15 replies on “Expiration dates or use-by dates”

  1. Oh yes, they were the days. My brothers and i would run after the Ice Man and excitingly pick up bits of ice that fell to the road – we had ICE BLOCKS!! My mother would make attempts to make ice cream and store in the ice chest – exactly like the one pictured in your blog – not much success. But lo and behold, one magic day we got a REFRIGERATOR! Mum’s ice cream was a lot better.

    I also remember a guy coming along regularly to do something with the clothes line? Cannot recall exactly what he did – possibly because I tried to avoid doing anything with the clothes line – reckoned my brothers should have a turn of hanging out the clothes.

    Friday night – definitely fish and chips. Or some rice dish. Of course, Catholics in those olden days were not allowed to eat mean on Friday. Big sin if we did.

    Always love your blogs Maureen – keep it up.

    1. Lovely memories, Elizabeth. Don’t think I like the idea of ice from our streets – the horses had a tendency to do very unsociable things on the road, and the men used to sweep up the droppings after them. I don’t remember our first fridge, but I do remember my mother’s rock hard ice cream if she forgot to beat it before it set regularly. We used to have some Aboriginal people who camped at Dog Swamp, not far from our house. They used to sell clothes props door to door. The props were branches from trees with a fork at one end and they were used to hold up the clothes lines that sagged under the weight of sheets and towels not wrung dry. The good old days? I don’t think so.

  2. Great memories, Maureen. I recall a kerosene fridge and then standard fridges; homegrown vegies; picking the top off the fresh loaf of bread as we rode two miles home from the bus stop after school; 4 gallon tins of honey that the ants invariably found; huge bins of flour that we sifted to remove uninvited extras from and preserved fruit we ate long past any modern day tinned fruit expiry date! We lived!

    1. Love your memories of country life, Susan, with such huge amounts of honey – more than I can imagine, although I have no trouble visualising the ants! I had completely forgotten preserved fruit. We didn’t have it until after war time rationing had finished and we could buy enough sugar. My mother had a Fowler’s Preserving Kit, and the jars of preserved fruit looked wonderful in a row on top of the dresser in the kitchen. Because we lived in the city, we bought all our staples in small amounts from the grocer who weighed out the flour into paper bags.

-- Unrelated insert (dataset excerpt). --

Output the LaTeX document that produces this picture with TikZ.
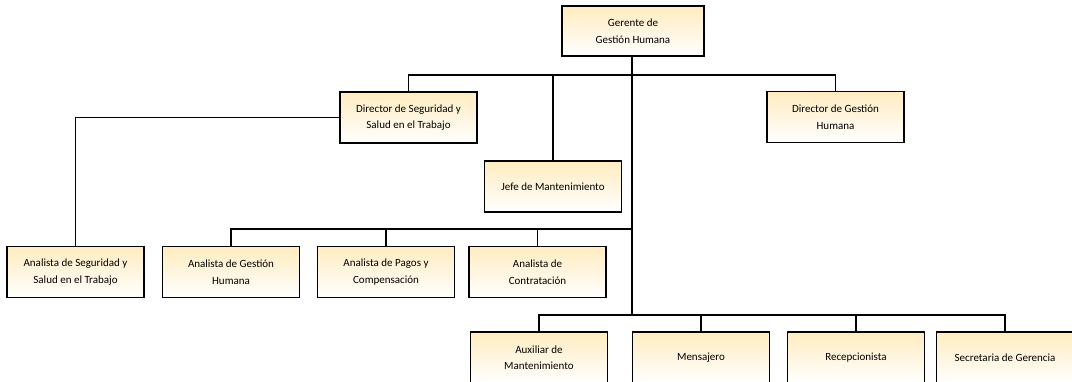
\documentclass[tikz,border=0pt]{standalone}
\usepackage{fontspec}
\setmainfont{Carlito}
\begin{document}
\begin{tikzpicture}[x=1pt,y=-1pt,
  box/.style={draw=black,line width=1.3pt,top color={rgb,255:red,255;green,236;blue,192},bottom color=white,
    minimum width=137pt,minimum height=51pt,inner sep=0pt,align=center,
    font=\fontsize{11}{16.5}\selectfont},
  conn/.style={draw=black,line width=1.4pt}]
\useasboundingbox (0,0) rectangle (1072,381);
\clip (0,0) rectangle (1072,381);
\node[box,minimum width=142pt,minimum height=50pt] (ger) at (633,31) {Gerente de\\Gestión Humana};
\node[box] (dseg) at (408.5,117.5) {Director de Seguridad y\\Salud en el Trabajo};
\node[box] (dgh) at (835.5,117) {Director de Gestión\\Humana};
\node[box] (jefe) at (553,186.5) {Jefe de Mantenimiento};
\node[box] (anseg) at (75.5,272) {Analista de Seguridad y\\Salud en el Trabajo};
\node[box] (angh) at (231,272) {Analista de Gestión\\Humana};
\node[box] (pagos) at (386,272) {Analista de Pagos y\\Compensación};
\node[box] (contr) at (537.5,272) {Analista de\\Contratación};
\node[box] (aux) at (539,357.5) {Auxiliar de\\Mantenimiento};
\node[box] (mens) at (701,357.5) {Mensajero};
\node[box] (recep) at (856,357.5) {Recepcionista};
\node[box] (secr) at (1005,357.5) {Secretaria de Gerencia};
\coordinate (b1) at (632,75);
\coordinate (b2) at (632,229);
\coordinate (b3) at (632,315);
\draw[conn] (ger.south -| b1) -- (b3);
\draw[conn] (dseg.north) |- (b1) -| (dgh.north);
\draw[conn] (jefe.north) -- (jefe.north |- b1);
\draw[conn] (dseg.west) -| (anseg.north);
\draw[conn] (angh.north) |- (b2);
\draw[conn] (pagos.north) -- (pagos.north |- b2);
\draw[conn] (contr.north) -- (contr.north |- b2);
\draw[conn] (aux.north) |- (b3) -| (secr.north);
\draw[conn] (mens.north) -- (mens.north |- b3);
\draw[conn] (recep.north) -- (recep.north |- b3);
\end{tikzpicture}
\end{document}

  3. Thank goodness for the ice box on a yacht started using one in 1954 and continued until 2009 when I finally decided to retire to dry land.

    1. I remember those days, and you rowing out in a dinghy to the yacht with the ice and the newspaper.

  4. Oh yes I remember those days. would you believe I still have a coolgardie safe out in my shed. I just can’t bring myself to get rid of it because it reminds me of those days. I was lucky than most as my parents had a corner shop. When we moved into our corner shop we had a big long fridge that also acted as a countertop.

    1. You must be one of the few people in Perth who still has a Coolgardie safe, Miriam. They are museum pieces, and much sought after. Your fridge must have been awesome. I wonder if your family kept their personal food in it – the meat and milk and stuff. Thank you for your interesting comment.

  5. Having spent some time on the sick list this week I’m a little late on commenting, my apologies!

    Love this post and the replies you generated. Thank you for linking to us again and for the mention.

    1. Hope you are feeling much better, Sue. Glad you liked the post, and I think the comments are really special, as well. I’m happy to link to you and for mentioning you. I hope to take part in more word prompts whenever I can.

  6. So many interesting replies Maureen Helen. I too have many memories of the family meat safe and the kerosene fridge that my sister and I had to fill by carrying from the shed, brown beer bottles filled with the smelly liquid We also had to pour the kerosene into the fridge tank slowly and evenly so as not to cause the lit flame to ‘dance’. I quite liked making the flame dance but Mum would be really cross with me if it danced as black smoke would billow out of the top of the fridge from burning excess fuel. Filling the fridge was a fortnightly chore and I loathed it. Ah! We have so many stories to tell and no doubt there are a lot more wonderful stories and experiences in that treasure trove of your rich and fulfilling life Maureen Helen. I am sure we would all agree on one thing Maureen, we are all thankful that you share your stories, life questions, beliefs and life lessons. Thank you Maureen!

    1. Tricia, thank you for your complimentary remarks. As you probably know, I love writing blogs and sharing stories. And I was always in trouble at school for having too much to say.

      I loved your story about the kerosene fridge. I have never thought about how they were fueled and who might have been responsible for filling them. Were you scared you might blow the fridge and yourself up when you filled it? Easy to see why your mother would get cross with you if you made the flame ‘dance’, tempting as it might have been.

      Can’t wait until you start blogging. Your stories and sharing are wonderful, and you’ve had a rich and varied life.

  7. Oh how different my memories are Maureen, having been born and brought up in Scotland! We had no real need for a fridge, as apart from a couple of days in the Northern summer it was always cold enough for food to keep in the pantry. What I do remember though was that in winter the bottles of milk delivered to the front door of the house would be half frozen with the silver foil lids popped off and what equated to ice cream for the top 2 inches of the bottle! Not too good for poring over the porridge 🙂

    1. Rachel, a different world indeed. I can’t imagine that sort of cold, because I’ve never been anywhere cold in winter, and am still waiting to see more than a smattering of snow. I have heard about an Australia living in Scotland and asking neighbour if she could use some space in the neighbour’s refrigerator because she was having lots of family to visit for Christmas. She was told to put things outside if she wanted them frozen!